Representing the north of Africa in Durban

Saharawi President Mohamed Abdelaziz

afrol News, 11 July - Morocco missed out on the establishment of the African Union (AU) in Durban this week while its archrival, the Sahrawi Republic, was given the prestige of representing North Africa. Morocco's occupation of Western Sahara is now also at the price of Pan African development initiatives, such as Nepad.

The president of the Sahrawi Arab Democratic Republic (SADR), Mohamed Abdelaziz, experienced one of his greatest diplomatic victories at the AU's constituting assembly in Durban (South Africa).
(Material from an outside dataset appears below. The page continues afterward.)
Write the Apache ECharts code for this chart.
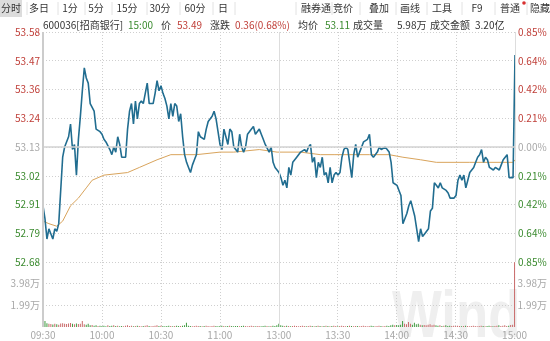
<!DOCTYPE html>
<html><head><meta charset="utf-8">
<script src="https://cdn.jsdelivr.net/npm/echarts@6/dist/echarts.min.js"></script>
<style>html,body{margin:0;padding:0;background:#fff}#c{width:550px;height:341px}</style>
</head><body><div id="c"></div>
<script>
// ---- data ----
const timeTicks = ['09:30','10:00','10:30','11:00','13:00','13:30','14:00','14:30','15:00'];
const priceTicks = ['52.68','52.79','52.91','53.02','53.13','53.24','53.36','53.47','53.58'];
const pctTicks = ['0.85%','0.64%','0.42%','0.21%','0.00%','0.21%','0.42%','0.64%','0.85%'];
const volTicks = ['','1.99万','3.98万',''];
const prevClose = 53.13;
// minute-by-minute price (index 0 = 09:30, 120 = 11:30/13:00, 240 = 15:00)
const prices = [
52.90,52.85,52.77,52.81,52.81,52.77,52.81,52.80,52.83,52.96,
53.09,53.13,53.13,53.17,53.22,53.12,53.14,53.02,53.16,53.25,
53.35,53.44,53.40,53.38,53.30,53.30,53.27,53.20,53.20,53.19,
53.18,53.16,53.15,53.15,53.12,53.10,53.13,53.11,53.17,53.14,
53.09,53.09,53.09,53.20,53.27,53.30,53.22,53.31,53.24,53.30,
53.31,53.30,53.30,53.38,53.30,53.30,53.30,53.34,53.39,53.35,
53.37,53.34,53.32,53.29,53.24,53.30,53.25,53.30,53.29,53.23,
53.26,53.17,53.10,53.07,53.05,53.03,53.06,53.08,53.10,53.19,
53.17,53.17,53.16,53.20,53.23,53.23,53.25,53.27,53.24,53.19,
53.14,53.12,53.20,53.17,53.14,53.20,53.19,53.13,53.12,53.11,
53.18,53.13,53.11,53.13,53.18,53.18,53.20,53.21,53.18,53.18,
53.20,53.18,53.16,53.14,53.14,53.11,53.13,53.07,53.05,53.04,
53.03,53.01,52.98,53.00,52.97,53.05,53.02,53.07,53.08,53.09,
53.09,53.11,53.11,53.12,53.11,53.13,53.14,53.07,53.09,53.01,
53.07,53.05,53.09,53.02,53.03,52.99,53.05,52.99,53.02,53.03,
53.02,53.03,53.09,53.12,53.13,53.12,53.12,53.01,53.10,53.14,
53.09,53.11,53.13,53.15,53.15,53.16,53.18,53.10,53.09,53.09,
53.11,53.13,53.12,53.12,53.13,53.12,53.11,53.07,52.99,52.99,
52.98,52.96,52.94,52.83,52.83,52.87,52.90,52.92,52.89,52.86,
52.81,52.76,52.81,52.78,52.79,52.79,52.81,52.88,52.89,52.99,
52.98,52.97,52.99,52.97,52.97,52.96,52.95,52.93,52.93,52.93,
52.94,53.00,53.02,53.00,53.02,52.97,53.00,53.03,53.04,53.05,
53.07,53.09,53.10,53.12,53.07,53.09,53.08,53.05,53.05,53.04,
53.05,53.05,53.04,53.06,53.08,53.09,53.10,53.01,53.01,53.01,
53.49];
// average price line, read at these minutes
const avgMinutes = [0,3,7,10,14,18,22,25,31,43,49,58,65,71,78,90,97,110,119,131,141,148,156,166,176,183,192,200,217,239,240];
const avgValues  = [52.84,52.83,52.82,52.84,52.90,52.93,52.97,53.00,53.02,53.03,53.05,53.08,53.10,53.10,53.10,53.11,53.11,53.12,53.11,53.11,53.10,53.10,53.10,53.10,53.10,53.09,53.08,53.07,53.07,53.07,53.08];
// volume per minute, in 万
const volumes = [
2.55,0.55,0.35,0.30,0.28,0.22,0.30,0.25,0.20,0.32,
0.35,0.30,0.28,0.33,0.36,0.30,0.25,0.32,0.28,0.30,
0.55,0.25,0.20,0.30,0.15,0.18,0.12,0.15,0.10,0.12,
0.10,0.12,0.08,0.15,0.10,0.12,0.15,0.10,0.12,0.08,
0.10,0.08,0.12,0.15,0.10,0.12,0.08,0.10,0.12,0.10,
0.08,0.10,0.12,0.15,0.10,0.08,0.10,0.12,0.15,0.10,
0.12,0.10,0.08,0.10,0.12,0.10,0.08,0.10,0.12,0.10,
0.10,0.12,0.15,0.40,0.12,0.10,0.08,0.10,0.12,0.10,
0.10,0.08,0.10,0.12,0.10,0.08,0.10,0.12,0.10,0.08,
0.10,0.12,0.10,0.08,0.10,0.12,0.10,0.08,0.10,0.10,
0.08,0.10,0.12,0.10,0.08,0.10,0.12,0.10,0.08,0.10,
0.10,0.08,0.10,0.12,0.10,0.08,0.10,0.12,0.10,0.15,
0.30,0.15,0.12,0.10,0.12,0.10,0.08,0.10,0.12,0.10,
0.08,0.10,0.12,0.10,0.08,0.10,0.12,0.10,0.08,0.10,
0.12,0.10,0.08,0.10,0.12,0.10,0.08,0.10,0.12,0.10,
0.08,0.10,0.12,0.10,0.08,0.10,0.12,0.10,0.08,0.10,
0.10,0.08,0.10,0.12,0.10,0.08,0.10,0.12,0.10,0.08,
0.10,0.12,0.10,0.08,0.10,0.12,0.10,0.15,0.20,0.15,
0.18,0.15,0.20,0.55,0.30,0.25,0.45,0.30,0.20,0.40,
0.25,0.30,0.20,0.15,0.18,0.15,0.20,0.25,0.15,0.20,
0.15,0.12,0.15,0.10,0.12,0.15,0.10,0.12,0.10,0.12,
0.10,0.12,0.10,0.08,0.10,0.12,0.10,0.08,0.10,0.12,
0.10,0.08,0.10,0.12,0.10,0.08,0.10,0.12,0.10,0.08,
0.10,0.12,0.15,0.10,0.12,0.15,0.10,0.12,0.18,0.20,
5.95];
const tabsLeft = ['分时','多日','1分','5分','15分','30分','60分','日'];
const tabsRight = ['融券通','竞价','叠加','画线','工具','F9','普通','隐藏'];

// ---- chart ----
const PMIN = 52.68, PMAX = 53.58, PSTEP = 0.1125;
const RED = '#c0403a', GREEN = '#3a8a2e', GRAY = '#a8a8a8', TXT = '#333';
const FONT = '"Noto Sans CJK SC", "Noto Sans", sans-serif';
const dotted = {color:'#cfcfcf', width:1, type:[1,2]};
function lvl(v){ return Math.round((v - PMIN) / PSTEP); }
function priceRich(arr){
  return function(v){ const i = lvl(v); const k = i < 4 ? 'g' : (i > 4 ? 'r' : 'n'); return '{' + k + '|' + arr[i] + '}'; };
}
const rich = {r:{color:RED, fontSize:10, fontFamily:FONT}, g:{color:GREEN, fontSize:10, fontFamily:FONT}, n:{color:GRAY, fontSize:10, fontFamily:FONT}};

const priceData = prices.map((p,i)=>[i,p]);
const avgData = avgMinutes.map((m,i)=>[m, avgValues[i]]);
const volData = volumes.map((v,i)=>({value:[i,v], itemStyle:{color: (i===0 ? prices[0] < prevClose : prices[i] < prices[i-1]) ? '#3f9a3f' : '#c96a6a'}}));

const graphic = [];
// tab bar
graphic.push({type:'rect', shape:{x:0,y:0,width:22,height:17}, style:{fill:'#dcdcdc'}, silent:true});
const tabLX = [11,39,70,96,127,160,195,223];
const sepL = [27,58,85,112,147,180,213,235,296,332,360,396,427,462,495,527];
sepL.forEach(x=>graphic.push({type:'line', shape:{x1:x,y1:2,x2:x,y2:15}, style:{stroke:'#e2e2e2', lineWidth:1}, silent:true}));
tabsLeft.forEach((t,i)=>graphic.push({type:'text', x:tabLX[i], y:8.5, style:{text:t, fill:TXT, font:'10px '+FONT, textAlign:'center', textVerticalAlign:'middle'}, silent:true}));
const tabRX = [316,343,379,410,442,477,510,540];
tabsRight.forEach((t,i)=>graphic.push({type:'text', x:tabRX[i], y:8.5, style:{text:t, fill:TXT, font:'10px '+FONT, textAlign:'center', textVerticalAlign:'middle'}, silent:true}));
graphic.push({type:'circle', shape:{cx:524, cy:3, r:1.8}, style:{fill:'#d83030'}, silent:true});
// header line
const head = [
 ['600036[招商银行]',43,TXT],['15:00',128,GREEN],['价',161,TXT],['53.49',177,RED],['涨跌',210,TXT],
 ['0.36(0.68%)',235,RED],['均价',298,TXT],['53.11',325,GREEN],['成交量',353,TXT],['5.98万',397,TXT],
 ['成交金额',430,TXT],['3.20亿',475,TXT]
];
head.forEach(h=>graphic.push({type:'text', x:h[1], y:25, style:{text:h[0], fill:h[2], font:'10px '+FONT, textVerticalAlign:'middle'}, silent:true}));
// watermark
graphic.push({type:'text', x:392, y:286, scaleX:0.8, z:-10, style:{text:'Wind', fill:'rgba(190,190,190,0.24)', font:'bold 66px "Liberation Sans", Arial, sans-serif'}, silent:true});

const option = {
  animation:false,
  backgroundColor:'#fff',
  textStyle:{fontFamily:FONT},
  graphic: graphic,
  grid:[
    {left:43, right:35, top:32, height:230},
    {left:43, right:35, top:262, height:65}
  ],
  xAxis:[
    {type:'value', gridIndex:0, min:0, max:240, interval:30, axisLine:{show:false}, axisTick:{show:false}, axisLabel:{show:false}, splitLine:{show:true, lineStyle:dotted}},
    {type:'value', gridIndex:1, min:0, max:240, interval:30, axisLine:{show:false}, axisTick:{show:false},
     axisLabel:{color:GRAY, fontSize:10, fontFamily:FONT, margin:3, formatter:(v)=>timeTicks[Math.round(v/30)]},
     splitLine:{show:true, lineStyle:dotted}}
  ],
  yAxis:[
    {type:'value', gridIndex:0, min:PMIN, max:PMAX, interval:PSTEP, position:'left', axisLine:{show:false}, axisTick:{show:false},
     axisLabel:{margin:3, formatter:priceRich(priceTicks), rich:rich}, splitLine:{show:true, lineStyle:dotted}},
    {type:'value', gridIndex:0, min:PMIN, max:PMAX, interval:PSTEP, position:'right', axisLine:{show:false}, axisTick:{show:false},
     axisLabel:{margin:3, formatter:priceRich(pctTicks), rich:rich}, splitLine:{show:false}},
    {type:'value', gridIndex:1, min:0, max:5.97, interval:1.99, position:'left', axisLine:{show:false}, axisTick:{show:false},
     axisLabel:{margin:3, color:GRAY, fontSize:10, fontFamily:FONT, formatter:(v)=>volTicks[Math.round(v/1.99)]},
     splitLine:{show:true, showMinLine:false, showMaxLine:false, lineStyle:dotted}},
    {type:'value', gridIndex:1, min:0, max:5.97, interval:1.99, position:'right', axisLine:{show:false}, axisTick:{show:false},
     axisLabel:{margin:3, color:GRAY, fontSize:10, fontFamily:FONT, formatter:(v)=>volTicks[Math.round(v/1.99)]},
     splitLine:{show:false}}
  ],
  series:[
    {type:'line', xAxisIndex:0, yAxisIndex:0, data:avgData, showSymbol:false, symbol:'none', lineStyle:{color:'#d9a45c', width:1}, z:3,
     markLine:{silent:true, symbol:'none', label:{show:false},
       data:[
         {yAxis:prevClose, lineStyle:{color:'#d2d2d2', width:1.5, type:'solid'}},
         {xAxis:0, lineStyle:{color:'#cccccc', width:2, type:'solid'}},
         {xAxis:120, lineStyle:{color:'#dddddd', width:1, type:'solid'}},
         {xAxis:240, lineStyle:{color:'#dddddd', width:1, type:'solid'}}
       ]}},
    {type:'line', xAxisIndex:0, yAxisIndex:0, data:priceData, showSymbol:false, symbol:'none', lineStyle:{color:'#216d90', width:1.6}, z:4},
    {type:'bar', xAxisIndex:1, yAxisIndex:2, data:volData, barWidth:1, barMinHeight:0, z:3,
     markLine:{silent:true, symbol:'none', label:{show:false},
       data:[
         {xAxis:0, lineStyle:{color:'#cccccc', width:2, type:'solid'}},
         {xAxis:120, lineStyle:{color:'#dddddd', width:1, type:'solid'}}
       ]}}
  ]
};
const chart = echarts.init(document.getElementById('c'), null, {renderer:'canvas'});
chart.setOption(option);
</script>
</body></html>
In the public ceremony for the actual launching of the AU, five presidents representing the big regions of Africa intervened on behalf of their region. Abdelaziz intervened for North Africa and was later named one of the five Vice-Presidents of the new organisation.

The diplomatic setback hurt feelings in Morocco. The Moroccan state-controlled news agency Maghreb Arabe Presse (MAP) tried to play down the appearance of the President of "the puppet self-proclaimed Sahrawi republic," claiming it had alienated African representatives. MAP claims Tunisia and Egypt "withdrew from African Union Inaugural Session as 'RASD President' took the floor and "other delegations decry his address as ridiculous." The agency names negative responses from Burkina Faso, Senegal and Cameroon. 

An unnamed Cameroonian diplomat had told MAP that Abdelaziz' address was "an unfriendly act towards Morocco," that "Without Morocco, the African Union is lame." The Sahrawi President therefore seemed right when he told the Spanish news agency EFE that the creation of the AU "reinforces the Sahrawi cause." 

Morocco has invested much in improved diplomatic relations and bilateral trade with sub-Saharan African countries. Moroccan investments and access to Moroccan markets is however made dependent on support of Morocco's occupation of Western Sahara. Countries like Senegal and Burkina Faso have preferred Moroccan trade to Sahrawi independence.

Africa at large however demonstrated its continued will to fight for Western Sahara's decolonisation by honouring President Abdelaziz. The SADR was already recognised as a member country of the Organisation of African Unity (OUA) in 1984, a move that caused Morocco to leave the organisation. The loss of Morocco is not undisputed, as Morocco is seen as a potentially important trade partner and step-stone to European markets. 

This was also more than indicated by Senegalese President and Morocco-friend Abdoulaye Wade in his latest statement regarding the New Partnership for African Development (Nepad). Wade proposed linking Dakar and Morocco with a new highway and linking Morocco with Spain in an underwater tunnel. 

Apart from the large financing problems attached to the projects, the question over Western Sahara's independence is complicating the matter. Much of the highway would go through Moroccan-occupied Sahara. Further, Nepad is to become the AU's instrument of African development, but Morocco still refuses to join the AU over the Sahrawi issue.